:: Short exercise ::
Transcribe the listing in full, excluding any pictures.
▼
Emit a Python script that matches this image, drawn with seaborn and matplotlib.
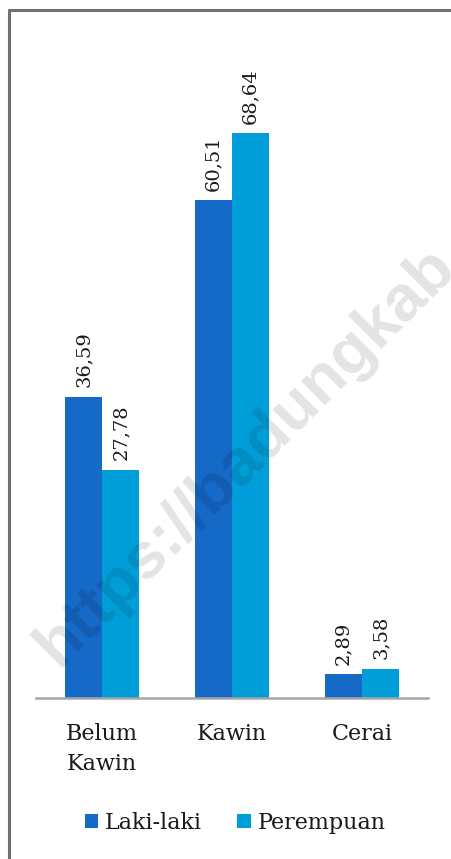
import matplotlib
matplotlib.use("Agg")
import matplotlib.pyplot as plt
import seaborn as sns
import pandas as pd

categories = ["Belum\nKawin", "Kawin", "Cerai"]
laki = [36.59, 60.51, 2.89]
perempuan = [27.78, 68.64, 3.58]
series = ["Laki-laki", "Perempuan"]
colors = ["#1569C7", "#009ED9"]

df = pd.DataFrame({
    "kategori": categories * 2,
    "nilai": laki + perempuan,
    "jenis": [series[0]] * 3 + [series[1]] * 3,
})

sns.set_style("white")
plt.rcParams["font.family"] = ["DejaVu Serif"]

W, H = 452, 859
fig = plt.figure(figsize=(W / 100, H / 100), dpi=100)
ax = fig.add_axes([36 / W, (H - 698) / H, 392 / W, 658 / H])

sns.barplot(data=df, x="kategori", y="nilai", hue="jenis", palette=colors,
            width=0.57, ax=ax, saturation=1, legend=True, linewidth=0)

ax.set_ylim(0, 80)
ax.set_xlim(-0.508, 2.508)
ax.set_xlabel("")
ax.set_ylabel("")
ax.set_yticks([])
for s in ["top", "right", "left"]:
    ax.spines[s].set_visible(False)
ax.spines["bottom"].set_color("#a6a6a6")
ax.spines["bottom"].set_linewidth(1.8)
ax.tick_params(axis="x", length=0, pad=18, labelsize=16, labelcolor="#1a1a1a")
for t in ax.get_xticklabels():
    t.set_linespacing(1.45)
    t.set_va("top")

for cont in ax.containers:
    labels = [f"{v:.2f}".replace(".", ",") for v in cont.datavalues]
    ax.bar_label(cont, labels=labels, rotation=90, padding=7, fontsize=14,
                 color="#1a1a1a")

leg = ax.legend(loc="center", bbox_to_anchor=(235 / W, 1 - 823 / H),
                bbox_transform=fig.transFigure, ncol=2, frameon=False,
                fontsize=16, handlelength=0.6, handleheight=0.6,
                handletextpad=0.3, columnspacing=1.6)
for t in leg.get_texts():
    t.set_color("#1a1a1a")

# watermark
fig.text(58 / W, 1 - 668 / H, "https://badungkab.go.id", rotation=45,
         rotation_mode="anchor", ha="left", va="baseline",
         fontsize=47, fontweight="bold", family="Liberation Sans",
         color="black", alpha=0.11, zorder=10)

# frame border (left and top)
fig.add_artist(plt.Line2D([9 / W, 9 / W], [0, 1 - 10 / H], transform=fig.transFigure,
                          color="#707070", linewidth=2.2))
fig.add_artist(plt.Line2D([9 / W, 1], [1 - 10 / H, 1 - 10 / H], transform=fig.transFigure,
                          color="#707070", linewidth=2.2))

fig.savefig("out.png", dpi=100)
▲
:: Solution ::
Emit a Python script that matches this image, drawn with seaborn and matplotlib.
import matplotlib
matplotlib.use("Agg")
import matplotlib.pyplot as plt
import seaborn as sns
import pandas as pd

categories = ["Belum\nKawin", "Kawin", "Cerai"]
laki = [36.59, 60.51, 2.89]
perempuan = [27.78, 68.64, 3.58]
series = ["Laki-laki", "Perempuan"]
colors = ["#1569C7", "#009ED9"]

df = pd.DataFrame({
    "kategori": categories * 2,
    "nilai": laki + perempuan,
    "jenis": [series[0]] * 3 + [series[1]] * 3,
})

sns.set_style("white")
plt.rcParams["font.family"] = ["DejaVu Serif"]

W, H = 452, 859
fig = plt.figure(figsize=(W / 100, H / 100), dpi=100)
ax = fig.add_axes([36 / W, (H - 698) / H, 392 / W, 658 / H])

sns.barplot(data=df, x="kategori", y="nilai", hue="jenis", palette=colors,
            width=0.57, ax=ax, saturation=1, legend=True, linewidth=0)

ax.set_ylim(0, 80)
ax.set_xlim(-0.508, 2.508)
ax.set_xlabel("")
ax.set_ylabel("")
ax.set_yticks([])
for s in ["top", "right", "left"]:
    ax.spines[s].set_visible(False)
ax.spines["bottom"].set_color("#a6a6a6")
ax.spines["bottom"].set_linewidth(1.8)
ax.tick_params(axis="x", length=0, pad=18, labelsize=16, labelcolor="#1a1a1a")
for t in ax.get_xticklabels():
    t.set_linespacing(1.45)
    t.set_va("top")

for cont in ax.containers:
    labels = [f"{v:.2f}".replace(".", ",") for v in cont.datavalues]
    ax.bar_label(cont, labels=labels, rotation=90, padding=7, fontsize=14,
                 color="#1a1a1a")

leg = ax.legend(loc="center", bbox_to_anchor=(235 / W, 1 - 823 / H),
                bbox_transform=fig.transFigure, ncol=2, frameon=False,
                fontsize=16, handlelength=0.6, handleheight=0.6,
                handletextpad=0.3, columnspacing=1.6)
for t in leg.get_texts():
    t.set_color("#1a1a1a")

# watermark
fig.text(58 / W, 1 - 668 / H, "https://badungkab.go.id", rotation=45,
         rotation_mode="anchor", ha="left", va="baseline",
         fontsize=47, fontweight="bold", family="Liberation Sans",
         color="black", alpha=0.11, zorder=10)

# frame border (left and top)
fig.add_artist(plt.Line2D([9 / W, 9 / W], [0, 1 - 10 / H], transform=fig.transFigure,
                          color="#707070", linewidth=2.2))
fig.add_artist(plt.Line2D([9 / W, 1], [1 - 10 / H, 1 - 10 / H], transform=fig.transFigure,
                          color="#707070", linewidth=2.2))

fig.savefig("out.png", dpi=100)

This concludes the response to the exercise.